In this process silence is essential. A silence that is not absence of words or passivity, but rather attentive listening to the other considered in his or her irreducibility.

Also in The Mystery of Mary (forthcoming by Columbia University Press in the book: A New Culture of Energy) it is spoken of womanhood and relating to each other, but in this small and precious book Luce Irigaray is not just talking about any woman in general, but of the figure of Mary. But what is dealt with in this book, is basically the relationship with the other in the universal sense, and these limits mentioned earlier, between self and other, which allow us to become enriched by the encounter without losing our identity and its uniqueness.

Mary is an example of the human journey that each is led to make, but that perhaps only in her finds its fulfilment through her “yes” to an event that encompasses every mystery, human and beyond.

The story of Mary is known to all. However, Luce Irigaray attempts to investigate its “unsaid” which lies deep in the heart and attitude of this woman, who weighs within herself every doubt, every fear, and that which no one can understand: the loneliness and the incomprehension that are the lot of every human being, and that, in her, take on divine forms.

Luce Irigaray emphasizes the link between visible and invisible, because every relationship is based, or should be based, on a close connection between what can be seen and what, instead, is beyond our sensory perceptions and that we ought to have the patience to discover, through a dialogue, but also, and above all, by listening.

“[…] Another human being […]. Pausing to perceive it on a sensible level – to watch, to listen to his or her voice, to touch it – that is, in part, invisible, inaudible, untouchable for me – I move forward from simply physical perception to spiritual perception of the other, which allows a love between us without submission or appropriation of one another” (see Irigaray, Luce, Il Mistero di Maria, ed.

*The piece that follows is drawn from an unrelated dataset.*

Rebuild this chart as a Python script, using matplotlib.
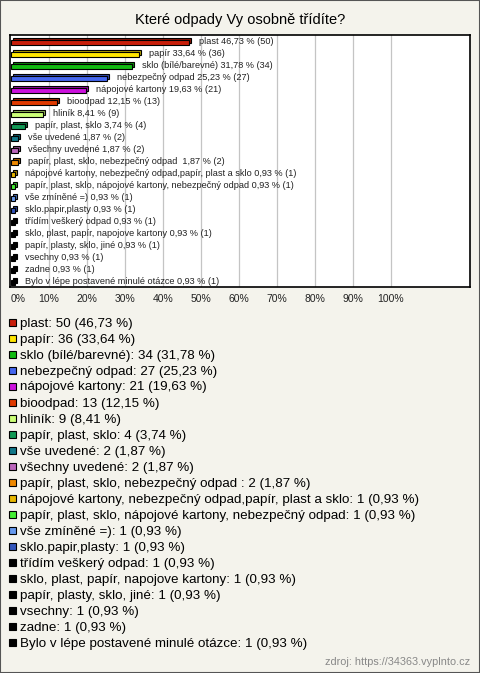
import matplotlib
matplotlib.use("Agg")
import matplotlib.pyplot as plt
import matplotlib.transforms as mtransforms
from matplotlib.patches import Rectangle
import matplotlib.colors as mcolors

plt.rcParams['font.family'] = ['Liberation Sans', 'DejaVu Sans']

title = "Které odpady Vy osobně třídíte?"
categories = [
    "plast", "papír", "sklo (bílé/barevné)", "nebezpečný odpad", "nápojové kartony",
    "bioodpad", "hliník", "papír, plast, sklo", "vše uvedené", "všechny uvedené",
    "papír, plast, sklo, nebezpečný odpad ",
    "nápojové kartony, nebezpečný odpad,papír, plast a sklo",
    "papír, plast, sklo, nápojové kartony, nebezpečný odpad",
    "vše zmíněné =)", "sklo.papir,plasty", "třídím veškerý odpad",
    "sklo, plast, papír, napojove kartony", "papír, plasty, sklo, jiné",
    "vsechny", "zadne", "Bylo v lépe postavené minulé otázce",
]
counts = [50, 36, 34, 27, 21, 13, 9, 4, 2, 2, 2, 1, 1, 1, 1, 1, 1, 1, 1, 1, 1]
percents = [46.73, 33.64, 31.78, 25.23, 19.63, 12.15, 8.41, 3.74, 1.87, 1.87, 1.87,
            0.93, 0.93, 0.93, 0.93, 0.93, 0.93, 0.93, 0.93, 0.93, 0.93]
colors = ["#C81E0A", "#FFE600", "#11BB11", "#4466EE", "#CC11DD", "#E03A00", "#CCFF77",
          "#119955", "#117788", "#BB66BB", "#EE8800", "#E8B800", "#44EE33", "#6699EE",
          "#3355BB", "#000000", "#000000", "#000000", "#000000", "#000000", "#000000"]
xticks = [0, 10, 20, 30, 40, 50, 60, 70, 80, 90, 100]
xticklabels = [f"{t}%" for t in xticks]
source = "zdroj: https://34363.vyplnto.cz"

W, H = 480, 673
BG = "#F4F3EC"
fig = plt.figure(figsize=(W / 100, H / 100), dpi=100, facecolor=BG)

def fx(px):
    return px / W

def fy(py):
    return 1 - py / H

ax = fig.add_axes([fx(10), fy(287), fx(470) - fx(10), fy(35) - fy(287)])
ax.set_facecolor("white")
px_per_pct = 3.8
ax.set_xlim(-1 / px_per_pct, (470 - 11) / px_per_pct)
ax.set_ylim(len(categories) - 0.5, -0.5)
for t in xticks[1:]:
    ax.axvline(t, color="#C4C4C4", lw=0.9, zorder=0)

def darken(c, f=0.7):
    r, g, b = mcolors.to_rgb(c)
    return (r * f, g * f, b * f)

ys = list(range(len(categories)))
ys_front = [y + 0.13 for y in ys]
back_tr = ax.transData + mtransforms.ScaledTranslation(2 / 100, 2 / 100, fig.dpi_scale_trans)
ax.barh(ys_front, percents, height=0.42, color=[darken(c) for c in colors],
        edgecolor="black", linewidth=0.8, transform=back_tr, zorder=2)
ax.barh(ys_front, percents, height=0.42, color=colors, edgecolor="black",
        linewidth=0.8, zorder=3)

for y, cat, p, n in zip(ys, categories, percents, counts):
    ps = f"{p:.2f}".replace(".", ",")
    ax.text(p + 10 / px_per_pct, y, f"{cat} {ps} % ({n})", va="center", ha="left",
            fontsize=6.6, color="#222222", zorder=4)

ax.set_yticks([])
ax.set_xticks(xticks)
ax.set_xticklabels(xticklabels, fontsize=7.5, color="#222222")
ax.tick_params(axis="x", length=0, pad=5)
ax.get_xticklabels()[0].set_ha("left")
for s in ax.spines.values():
    s.set_color("black")
    s.set_linewidth(1.2)

fig.text(0.5, fy(20), title, ha="center", va="center", fontsize=10.5, color="black")

# legend
for i, (cat, p, n, c) in enumerate(zip(categories, percents, counts, colors)):
    yc = 322 + 16 * i
    fig.patches.append(Rectangle((fx(9), fy(yc + 3.5)), fx(7), 7 / H, transform=fig.transFigure,
                                 facecolor=c, edgecolor="black", linewidth=0.8))
    ps = f"{p:.2f}".replace(".", ",")
    label = f"{cat}: {n} ({ps} %)"
    fig.text(fx(20), fy(yc + 1.5), label, ha="left", va="center", fontsize=9.6, color="black")

fig.text(fx(470), fy(662), source, ha="right", va="center", fontsize=7.8, color="#888888")

fig.patches.append(Rectangle((0, 0), 1, 1, transform=fig.transFigure, fill=False,
                             edgecolor="#555555", linewidth=1.5))

fig.savefig("out.png", dpi=100, facecolor=BG)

Paoline, 2010).

Irigaray speaks of breath, so present, alive, in women. Breath that should not be opposed to the word, traditionally masculine, and placed in a position of superiority. However, the two, breath and speech, ought to be reunited, as visible and invisible – what can be said and what is retained in silence.

Luce Irigaray brings to light, also in this text, the difficulty for men, and for society as a whole (which took the male models as reference) to enhance the woman, her peculiarities, such as knowing how to accept, to make space inside themselves in order to unite with her breath, so experiencing how to give a new voice to the word. Thus, without erasing the differences, but instead enhancing them, the matter is one of finding horizons of meaning and values, not yet investigated or detained in the name of other dominating spheres, which have relegated many qualities (both male and female) in subordinate places.

We can rediscover the human being in its entirety, in its contact with body, not just in the sense of its visible, but also its invisible part, a reunification first of all of each with himself/herself, and then with others who are different, and with nature. This leads to reinstate everything that centuries of social constructions have downgraded without realizing that the damage was not only for women, but for the entire species, so deprived of essential aspects that are vital for the human being, aspects of which revaluation could restore completeness of the person.